Today's Page 1 lede just made it so easy to follow through.
The Greeley Tribune generally is poorly written, riddled with elementary grammar errors and baldly partisan. We had stayed on anyway because there are so few sources for local news but even their coverage of south Weld County has been getting thin lately. And unlike publications such as the New York Times, the Tribune's publisher has the gall to charge print subscribers an additional fee for online access. (I never paid it.)
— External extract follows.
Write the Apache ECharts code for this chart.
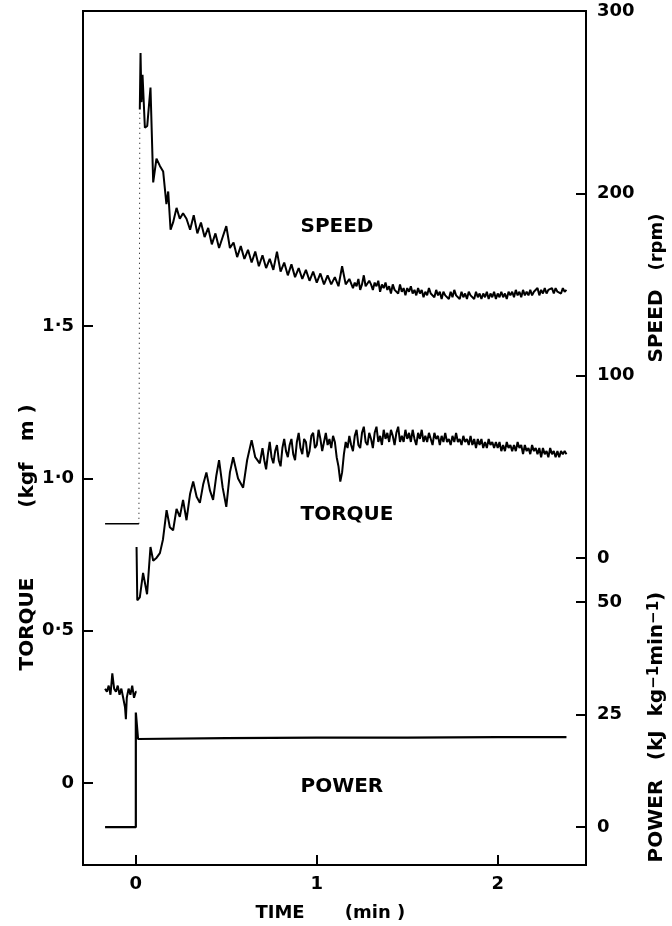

One expects a newspaper's editorial board to take positions on important issues but most reserve opinion for the editorial pages, not the news section. For several months the Tribune has run a weekly full page promotion for the oil and gas industry in it's A Section, but has never exercised the integrity to label it as the advertising it obviously represents. Today they trumped even that on Page 1, deriding the people of Longmont and Fort Collins - unlike the paragons of public service in Greeley - for "having difficulty accepting that fracking really is good." For those of us who daily dodge rampaging drilling rigs and service trucks on the roads, slide through spilled fluids and mud on the highways and endure the stench of new sources of exhaust and fugitive volatile toxins fracking is far from unreservedly beneficial. 
So goodbye Greeley Tribune, and thanks for making it so easy to leave you to your own little world.  

Update: The Greeley Tribune web site does not post the lede found in the print editions. here is the entire headline and lede:
"A familiar partnership
"Greeley officials and residents - for the most part - like the results of oil and gas drilling in its limits. But other cities, like Longmont and Fort Collins, are having difficulty accepting that fracking really is good." (Emphasis theirs.)